## Problem requirements
Exactly as written, write out the lines below from the first to the one containing "(core) at (471,197)", inclusive. Pictures do not belong in the copy.

## Recorded data
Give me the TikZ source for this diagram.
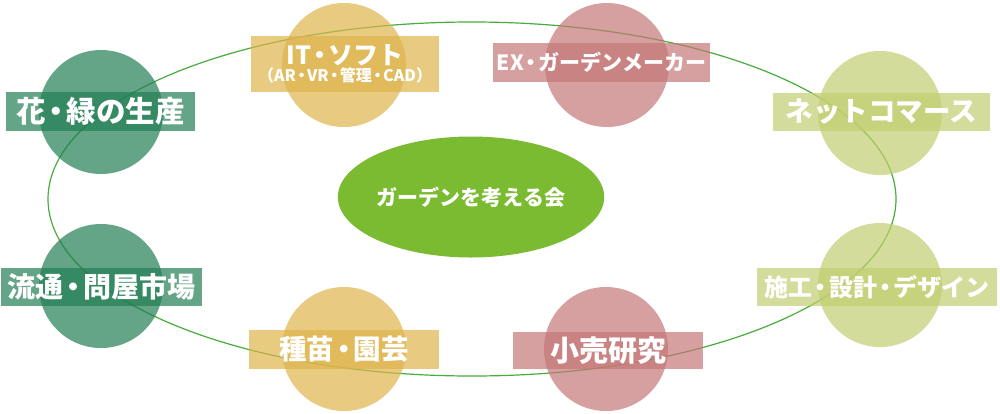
\documentclass[tikz,border=0pt]{standalone}
\usepackage{fontspec}
\newfontfamily\jpfont{Noto Sans CJK JP}
\usepackage{tikz}
\usetikzlibrary{shapes.geometric}

\definecolor{mossgreen}{RGB}{34,126,84}
\definecolor{mustard}{RGB}{222,179,76}
\definecolor{rosered}{RGB}{196,119,119}
\definecolor{leafgreen}{RGB}{194,205,112}
\definecolor{ringgreen}{RGB}{70,172,58}
\definecolor{corefill}{RGB}{123,187,50}

% narrow middle dot
\newcommand{\nk}{\kern-.15em・\kern-.15em}
\newcommand{\fs}[1]{\fontsize{#1}{#1}\selectfont}

\begin{document}
\begin{tikzpicture}[x=1pt,y=-1pt,
	disc/.style={circle, minimum size=124pt, inner sep=0pt, fill opacity=.7},
	tag/.style={rectangle, inner sep=0pt, minimum height=39pt, fill opacity=.7,
		text opacity=1, text=white, font=\jpfont\bfseries}]

\useasboundingbox (0,0) rectangle (1000,413);

\node[ellipse, draw=ringgreen, line width=1.2pt, minimum width=848pt, minimum height=354pt] (ring) at (472,199) {};
\node[ellipse, fill=corefill, inner sep=0pt, minimum width=206pt, minimum height=121pt,
	text=white, font=\jpfont\bfseries\fs{21}] (core) at (471,197) {ガーデンを考える会};

% circles
\node[disc, fill=mossgreen] (growdisc) at (101,112) {};
\node[disc, fill=mustard] (itdisc) at (344,65) {};
\node[disc, fill=rosered] (exdisc) at (607,65) {};
\node[disc, fill=leafgreen] (netdisc) at (880,113) {};
\node[disc, fill=mossgreen] (tradedisc) at (101,286) {};
\node[disc, fill=mustard] (seeddisc) at (344,349) {};
\node[disc, fill=rosered] (shopdisc) at (606,349) {};
\node[disc, fill=leafgreen] (builddisc) at (880,285) {};

% labels
\node[tag, fill=mossgreen, minimum width=189pt] (growtag) at (100.5,111.5) {\fs{29.5}花\nk 緑の生産};
\node[tag, fill=mustard, minimum width=188pt, minimum height=56pt, align=center] (ittag) at (345,64)
	{\fs{25}IT\nk ソフト\\[1pt]\fs{16}（AR\nk VR\nk 管理\nk CAD）};
\node[tag, fill=rosered, minimum width=217pt] (extag) at (601.5,62.5) {\fs{21}EX\nk ガーデンメーカー};
\node[tag, fill=leafgreen, minimum width=217pt, minimum height=38pt] (nettag) at (881.5,112) {\fs{27.5}ネットコマース};
\node[tag, fill=mossgreen, minimum width=201pt, minimum height=38pt] (tradetag) at (101.5,287) {\fs{28}流通\nk 問屋市場};
\node[tag, fill=mustard, minimum width=190pt] (seedtag) at (344,349.5) {\fs{27.5}種苗\nk 園芸};
\node[tag, fill=rosered, minimum width=190pt, minimum height=37pt] (shoptag) at (608,350.5) {\fs{29}小売研究};
\node[tag, fill=leafgreen, minimum width=240pt, minimum height=38pt] (buildtag) at (877,287) {\fs{24}施工\nk 設計\nk デザイン};

\end{tikzpicture}
\end{document}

## Output for this exercise
Give me the TikZ source for this diagram.
\documentclass[tikz,border=0pt]{standalone}
\usepackage{fontspec}
\newfontfamily\jpfont{Noto Sans CJK JP}
\usepackage{tikz}
\usetikzlibrary{shapes.geometric}

\definecolor{mossgreen}{RGB}{34,126,84}
\definecolor{mustard}{RGB}{222,179,76}
\definecolor{rosered}{RGB}{196,119,119}
\definecolor{leafgreen}{RGB}{194,205,112}
\definecolor{ringgreen}{RGB}{70,172,58}
\definecolor{corefill}{RGB}{123,187,50}

% narrow middle dot
\newcommand{\nk}{\kern-.15em・\kern-.15em}
\newcommand{\fs}[1]{\fontsize{#1}{#1}\selectfont}

\begin{document}
\begin{tikzpicture}[x=1pt,y=-1pt,
	disc/.style={circle, minimum size=124pt, inner sep=0pt, fill opacity=.7},
	tag/.style={rectangle, inner sep=0pt, minimum height=39pt, fill opacity=.7,
		text opacity=1, text=white, font=\jpfont\bfseries}]

\useasboundingbox (0,0) rectangle (1000,413);

\node[ellipse, draw=ringgreen, line width=1.2pt, minimum width=848pt, minimum height=354pt] (ring) at (472,199) {};
\node[ellipse, fill=corefill, inner sep=0pt, minimum width=206pt, minimum height=121pt,
	text=white, font=\jpfont\bfseries\fs{21}] (core) at (471,197) {ガーデンを考える会};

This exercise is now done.